Re: [boost] [General] Always treat std::strings as UTF-8

17 Jan 2011

      On Sun, 16 Jan 2011 12:56:23 -0800 (PST)
Artyom <artyomtnk@yahoo.com> wrote:
...
...
The system I'm now using for my programs  might interest you.
I have four classes: ascii_t, utf8_t, utf16_t, and  utf32_t.
Assigning one type to another automatically converts it to the
target type during the copy. (Converting to ascii_t will throw an
exception  if a resulting character won't fit into eight bits.)
If so (and this is what I see in code) ASCII is misleading.
It should be called Latin1/ISO-8859-1 but not ASCII.
Probably, but latin1_t isn't very obvious, and iso_8859_1_t is a little
awkward to type. ;-) As I've said, this code was written solely for my
company, I'd make a number of changes if I were going to submit it to
Boost.
...
...
An  std::string is assumed to be ASCII-encoded. If you really do
have UTF-8-encoded data to get into the system, you either assign it
to  a utf8_t using operator*, or use a static function
utf8_t::precoded. std::wstring is assumed to be utf16_t- or
utf32_t-encoded  already, depending on the underlying character
width for the OS.
This is very bad assumption. To be honest, I've written lots of code
with direct UTF-8 strings in it (Boost.Locale tests) and this worked
perfectly well with MSVC, GCC and Intel compilers (as long as I work
with char * not L"") and this works file all the time.
It is bad assumption, the encoding should be byte string which may be
UTF-8 or may be not.
But if you assigned that byte string to a utf*_t type, how would you
treat it? I had to either make some assumption, or disallow assigning
from an std::string and char* entirely. And it's just too convenient to
use those assignments, for things like constants, to give that up.

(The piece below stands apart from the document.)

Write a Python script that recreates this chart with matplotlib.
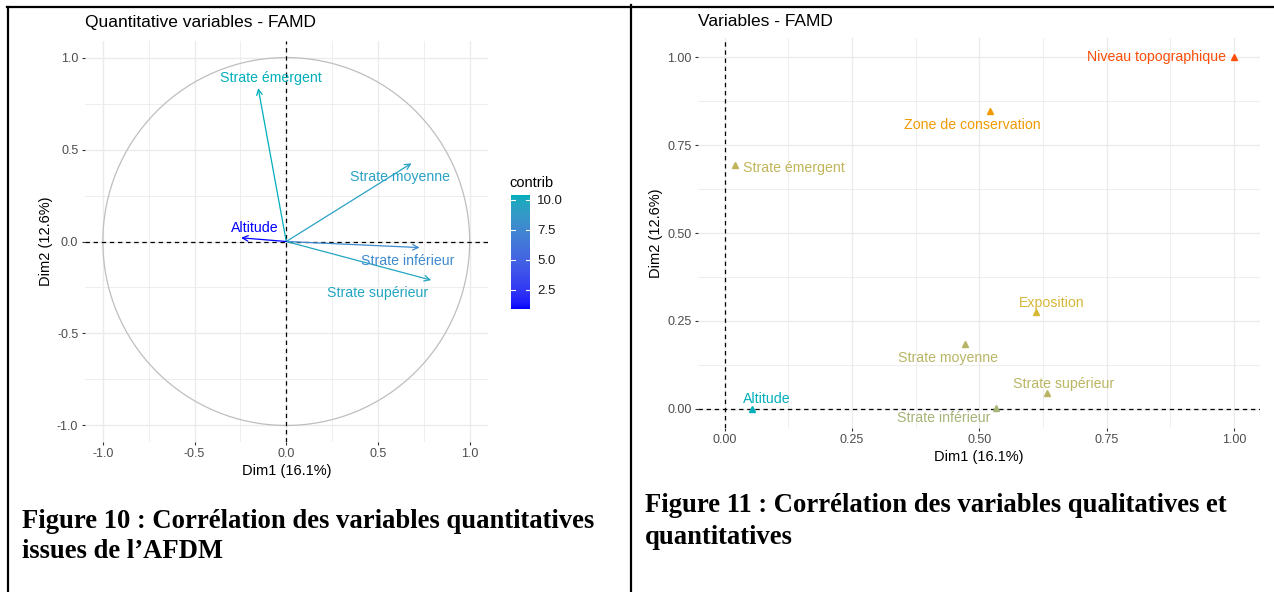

The way I designed it, you're supposed to feed it only ASCII (or
Latin-1, if you prefer) text when you make an assignment that way. If
you have some differently-coded text, you'd feed it in through another
class, one that knows its coding and is designed to decode to UTF-32
the way that utf8_t and utf16_t are, so that the templated conversion
functions know how to handle it.
...
There are two cases we need to treat strings and encoding:
1. We handle human language or text - collation, formatting etc.
2. We want to access Windows Wide API that is not locale agnostic.
I'm not sure where you're coming from. Those are two broad categories
of uses for that code, but arguably not the only two.
...
...
For portable OS-interface functions, there's a typedef
(os::native_t) to the type that the OS's API functions need. For
Linux-based  systems, it's utf8_t; for Windows, utf16_t. There's
also a  typedef (os::unicode_t) that is utf32_t on Linux and utf16_t
on Windows,  but I'm not sure there's a need for that.
When you work with Linux and Unix at all you should not change
encoding. There were discussions about it. [...] Using your API it
would fail as it holds some assumptions on encoding.
Why would you feed "\xFF\xFF.txt" into a utf8_t type, if you didn't
want it encoded as UTF-8? If you have a function that requires some
different encoding, you'd use that encoding instead. For filenames,
you'd treat the strings entered by the user or obtained from the file
system as opaque blocks of bytes.

In any case, all modern Linux OSes use UTF-8 by default, so I haven't
seen any need to worry about other forms yet. I'm not even sure how I'd
tell what code-page a Linux system is set to use, so far I've never
needed to know that. Though if a Russian customer comes along and tells
me my code doesn't work right on his Linux system, I'll re-think that.
...
...
There are some parts of the  code that could use polishing, but I
like the overall design, and I'm finding  it pretty easy to work
with. Anyone interested in seeing the code?
IMHO, I don't think that inventing new strings or new text containers
is a way to go. std::string is perfectly fine as long as you code in
consistent way.
I have to respectfully disagree. std::string says nothing about the
encoding of the data within it. If you're using more than one type of
encoding in your program, like Latin-1 and UTF-8, then using
std::strings is like using void pointers -- no type safety, no way to
automate conversions when necessary, and no way to select overloaded
functions based on the encoding. A C++ solution pretty much requires
that they be unique types.
-- 
Chad Nelson
Oak Circle Software, Inc.
*
*
*